* **WHAT IS NEEDED**:
Restate the whole listing exactly.

## begin DATASET EXTRACT

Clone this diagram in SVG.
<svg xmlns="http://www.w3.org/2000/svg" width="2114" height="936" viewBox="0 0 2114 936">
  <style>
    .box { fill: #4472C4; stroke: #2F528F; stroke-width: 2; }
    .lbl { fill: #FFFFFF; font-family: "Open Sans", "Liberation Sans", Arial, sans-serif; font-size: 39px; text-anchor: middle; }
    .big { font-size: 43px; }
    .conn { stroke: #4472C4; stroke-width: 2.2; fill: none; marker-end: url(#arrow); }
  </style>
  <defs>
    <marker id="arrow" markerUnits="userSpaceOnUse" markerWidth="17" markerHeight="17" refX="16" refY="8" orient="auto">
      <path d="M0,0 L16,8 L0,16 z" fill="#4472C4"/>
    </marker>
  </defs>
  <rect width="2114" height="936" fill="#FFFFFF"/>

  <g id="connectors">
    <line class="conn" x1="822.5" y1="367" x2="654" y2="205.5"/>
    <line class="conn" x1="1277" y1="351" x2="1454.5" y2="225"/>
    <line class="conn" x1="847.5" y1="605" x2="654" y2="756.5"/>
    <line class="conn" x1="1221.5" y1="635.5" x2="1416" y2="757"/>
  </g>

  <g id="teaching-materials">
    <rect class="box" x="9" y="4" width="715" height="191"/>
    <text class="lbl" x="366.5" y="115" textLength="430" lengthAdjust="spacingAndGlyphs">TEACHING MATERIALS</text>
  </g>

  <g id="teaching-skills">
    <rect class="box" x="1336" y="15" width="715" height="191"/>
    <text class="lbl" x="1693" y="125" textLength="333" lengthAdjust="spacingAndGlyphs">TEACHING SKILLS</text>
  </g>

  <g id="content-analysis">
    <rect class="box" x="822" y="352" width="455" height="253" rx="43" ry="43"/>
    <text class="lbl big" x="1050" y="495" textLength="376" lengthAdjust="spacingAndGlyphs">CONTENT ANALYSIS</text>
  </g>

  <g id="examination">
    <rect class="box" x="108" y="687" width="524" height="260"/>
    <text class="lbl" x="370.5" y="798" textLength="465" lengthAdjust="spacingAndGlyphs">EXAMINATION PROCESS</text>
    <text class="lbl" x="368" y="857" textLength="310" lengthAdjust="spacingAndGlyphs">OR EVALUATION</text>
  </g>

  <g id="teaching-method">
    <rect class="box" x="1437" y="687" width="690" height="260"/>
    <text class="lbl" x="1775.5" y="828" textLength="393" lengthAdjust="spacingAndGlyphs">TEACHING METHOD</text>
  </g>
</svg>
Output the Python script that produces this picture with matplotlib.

## end DATASET EXTRACT

* **SOLUTION**:
Clone this diagram in SVG.
<svg xmlns="http://www.w3.org/2000/svg" width="2114" height="936" viewBox="0 0 2114 936">
  <style>
    .box { fill: #4472C4; stroke: #2F528F; stroke-width: 2; }
    .lbl { fill: #FFFFFF; font-family: "Open Sans", "Liberation Sans", Arial, sans-serif; font-size: 39px; text-anchor: middle; }
    .big { font-size: 43px; }
    .conn { stroke: #4472C4; stroke-width: 2.2; fill: none; marker-end: url(#arrow); }
  </style>
  <defs>
    <marker id="arrow" markerUnits="userSpaceOnUse" markerWidth="17" markerHeight="17" refX="16" refY="8" orient="auto">
      <path d="M0,0 L16,8 L0,16 z" fill="#4472C4"/>
    </marker>
  </defs>
  <rect width="2114" height="936" fill="#FFFFFF"/>

  <g id="connectors">
    <line class="conn" x1="822.5" y1="367" x2="654" y2="205.5"/>
    <line class="conn" x1="1277" y1="351" x2="1454.5" y2="225"/>
    <line class="conn" x1="847.5" y1="605" x2="654" y2="756.5"/>
    <line class="conn" x1="1221.5" y1="635.5" x2="1416" y2="757"/>
  </g>

  <g id="teaching-materials">
    <rect class="box" x="9" y="4" width="715" height="191"/>
    <text class="lbl" x="366.5" y="115" textLength="430" lengthAdjust="spacingAndGlyphs">TEACHING MATERIALS</text>
  </g>

  <g id="teaching-skills">
    <rect class="box" x="1336" y="15" width="715" height="191"/>
    <text class="lbl" x="1693" y="125" textLength="333" lengthAdjust="spacingAndGlyphs">TEACHING SKILLS</text>
  </g>

  <g id="content-analysis">
    <rect class="box" x="822" y="352" width="455" height="253" rx="43" ry="43"/>
    <text class="lbl big" x="1050" y="495" textLength="376" lengthAdjust="spacingAndGlyphs">CONTENT ANALYSIS</text>
  </g>

  <g id="examination">
    <rect class="box" x="108" y="687" width="524" height="260"/>
    <text class="lbl" x="370.5" y="798" textLength="465" lengthAdjust="spacingAndGlyphs">EXAMINATION PROCESS</text>
    <text class="lbl" x="368" y="857" textLength="310" lengthAdjust="spacingAndGlyphs">OR EVALUATION</text>
  </g>

  <g id="teaching-method">
    <rect class="box" x="1437" y="687" width="690" height="260"/>
    <text class="lbl" x="1775.5" y="828" textLength="393" lengthAdjust="spacingAndGlyphs">TEACHING METHOD</text>
  </g>
</svg>
Output the Python script that produces this picture with matplotlib.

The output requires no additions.